Men joined in the scramble, but they soon became disgusted with a
retail operation and began to roll off sugar and molasses by the
hogshead and barrel...”
Carts
and wagons of military stores crowded the street to the Jackson
Railroad station, where “every available car, freight and
passenger, was on the tracks. Soldiers swarmed all over the cars -
inside, on the vestibules, on top of them...Every moment the milling
crowd grew as hacks dashed up and deposited terror-stricken women,
children, and servants eager to flee the city.” (Dufour, p.
290-291)
George
Washington Cable, clerk in a store whose owners had fled the city,
closed up shop and joined the crowd on the Levee.
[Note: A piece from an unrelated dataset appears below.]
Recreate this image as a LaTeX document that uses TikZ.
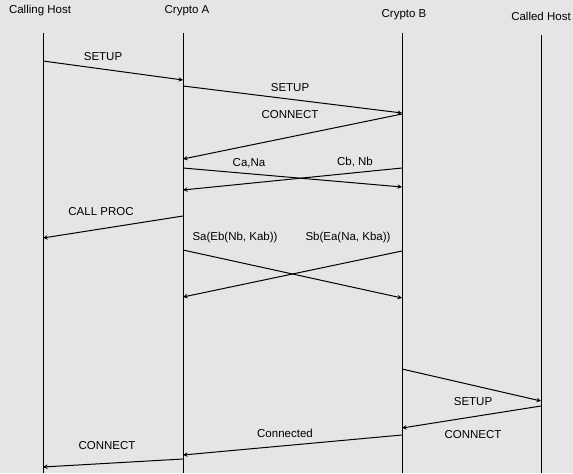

He later wrote that
he asked a man “Are the Yankee ships in sight?” The man pointed
across the crescent bend of the Mississippi and Cable could see the
masts of Farragut's vessels, engaged in silencing the Confederate
batteries at Chalmette.
If
B. F. Tisdale was one of the men at the Chalmette battery he would
have been helping to fire one of the five big cannons. They fired
until the ammunition ran out and then made their way through the
surrounding swamps back to New Orleans to board the trains to Camp
Moore. Cable watched the Federal ships approach. “Ah me! I see them now
as they come slowly round Slaughterhouse Point into full view,
silent, grim, and terrible; black with men, heavy with deadly
portent; the long-banished Stars and Stripes flying against the
frowning sky...” The occupation of New Orleans had begun.
Most
histories of the Civil War spend few sentences on the bombardment of
the forts and the breaking of the barricade. Joe Gray Taylor in
Louisiana: A History writes
one paragraph. John Winter in The Civil War in Louisiana
writes twelve pages. Twelve of the sixteen chapters of Chester G.
Heart's The Capture of New Orleans
describe the events in meticulous detail. The bombardment and passing
of the forts take up more than half of Charles L. Dufour 's 354 page
The Night the War was Lost.
His book was invaluable in getting an idea of what life must have
been like for the Tisdale family in New Orleans.